On Friday 04 July 2003 05:35 pm, you wrote:
> Hi Maks!
>
> Thank you very much for your work on Klaviatura.

My pleasure.

> I didn't have time to 
> look at your code, but getting QAccessible working is very high on our
> agenda right now. I am really impressed that menus and toolbars are
> working.
>
> Gunnar will give a speech on accessibility at the KDE developers meeting.
> I think that showing your program at the conference would be a very good
> way to illustrate what getting QAccessible to work is about.

Well, may be I should make it more complete by then :-). 
Anyway, I've put it into kdenonbeta, which makes updating things easier, and 
fixed some bugs.. Still, there are quite a few major gaps and issues.. The #1 
is that it occasionally locks up, but that's not very reproducible, making it 
hard to deal with Other than that, the big thing is the lack of support of 
toolbuttons with drop downs; I think this probably needs a new QAccessible 
plugin to handle KToolBarButtons, which do drop downs quite differently from 
their Qt counterpart. Other things are just more a matter of a lack of 
completeness. (i.e. it doesn't draw separators other than empty buttons now, 
only handles one  keyboard layout, although backend just loads it from a 
file, etc.).


> So please have a look at http://accessibility.kde.org/developer/
>
> If you have any ideas or suggestions or improvements concerning these
> documents, please let us know.

One major concern of mine is an apparent (correct me if I am wrong) lack of 
plans for a native API. I think past experiences with projects like aRts show 
that systems that have their own way of doing things, which is not consistent 
with the rest of KDE tend to stagnate severely, as few people are willing to 
deal with them. Permanent requirements on ATK or AT-SPI also seem 
undesirable, although quite less severe than the API issue.

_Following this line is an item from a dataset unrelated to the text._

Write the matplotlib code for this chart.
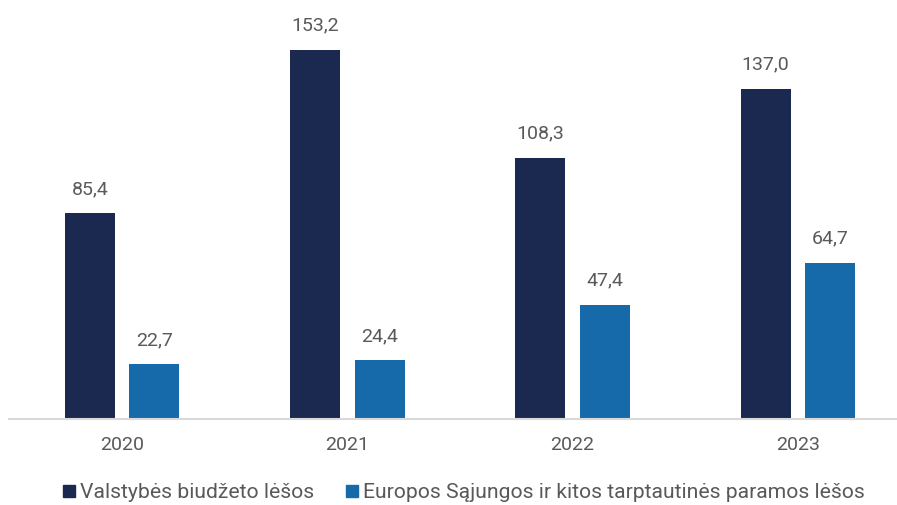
import matplotlib.pyplot as plt
import numpy as np
from matplotlib.patches import Patch

years = ["2020", "2021", "2022", "2023"]
state_budget = [85.4, 153.2, 108.3, 137.0]
eu_funds = [22.7, 24.4, 47.4, 64.7]
series_names = ["Valstybės biudžeto lėšos",
                "Europos Sąjungos ir kitos tarptautinės paramos lėšos"]

DARK = "#1b2951"
BLUE = "#176aaa"
TEXT = "#595959"

plt.rcParams["font.family"] = ["Roboto", "DejaVu Sans"]

fig = plt.figure(figsize=(8.97, 5.05), dpi=100)
ax = fig.add_axes([9 / 897, 86 / 505, 888 / 897, 419 / 505])

x = np.arange(len(years))
w = 0.222
off = 0.143
b1 = ax.bar(x - off, state_budget, w, color=DARK)
b2 = ax.bar(x + off, eu_funds, w, color=BLUE)

for bars in (b1, b2):
    for r in bars:
        v = r.get_height()
        ax.annotate(f"{v:.1f}".replace(".", ","),
                    (r.get_x() + r.get_width() / 2, v),
                    xytext=(0, 11), textcoords="offset points",
                    ha="center", va="bottom", fontsize=14, color=TEXT)

ax.set_xlim(-0.502, 3.44)
ax.set_ylim(0, 173.9)
ax.set_xticks(x)
ax.set_xticklabels(years, fontsize=14, color=TEXT)
ax.tick_params(axis="x", length=0, pad=12)
ax.set_yticks([])
for s in ("top", "right", "left"):
    ax.spines[s].set_visible(False)
ax.spines["bottom"].set_color("#d9d9d9")
ax.spines["bottom"].set_linewidth(1.5)

handles = [Patch(color=DARK), Patch(color=BLUE)]
fig.legend(handles, series_names, loc="center", bbox_to_anchor=(464 / 897, 1 - 493 / 505),
           ncol=2, frameon=False, fontsize=15.2, handlelength=0.55, handleheight=0.55,
           handletextpad=0.25, columnspacing=1.5, labelcolor=TEXT)

fig.savefig("out.png", dpi=100)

> Your idea to use DCOP as a way to provide information to an external
> application is interesting. We had also discussed this possibility, but

I must also add that DCOP offers a very easy to use programming environment, 
requiring close to 0 code to support. 

> then thought that full interoperability with GNOME would be of larger
> benefit for us, since there are already very good assistive technologies
> for which it would be great to have them compatible with KDE.

Are there any more other than GOK and Gnopernicus? BTW, I have not been able 
to get anything but the vanilla input mode in GOK to work; which is not very 
impressive since just sending keystrokes doesn't require an accessibility 
infrastructure.

>
> We will look at your code soon, if my impression is right, your hacks
> would fit very fell to our plans to bridge to AT-SPI, as we hadn't
> dreamed of having QAccessible already usable.

Some of them may be of use, but in general the code that takes a somewhat 
restricted view of UIs (and it often bypasses QAccessible, when it's easier 
to work with the widgets). What does worry me is that the technique used to 
bypass mouse grabs (crucial when dealing with popups) does not seem like it'd 
generalize easily [currently, the plugin intercepts mouse clicks to popup 
menus (it inserts an event filter on accessibility events), and checks 
whether it falls on top of a window with an appropriate WM_CLASS, if so, it 
tells it over DCOP to simulate a mouse event, and squashes it locally).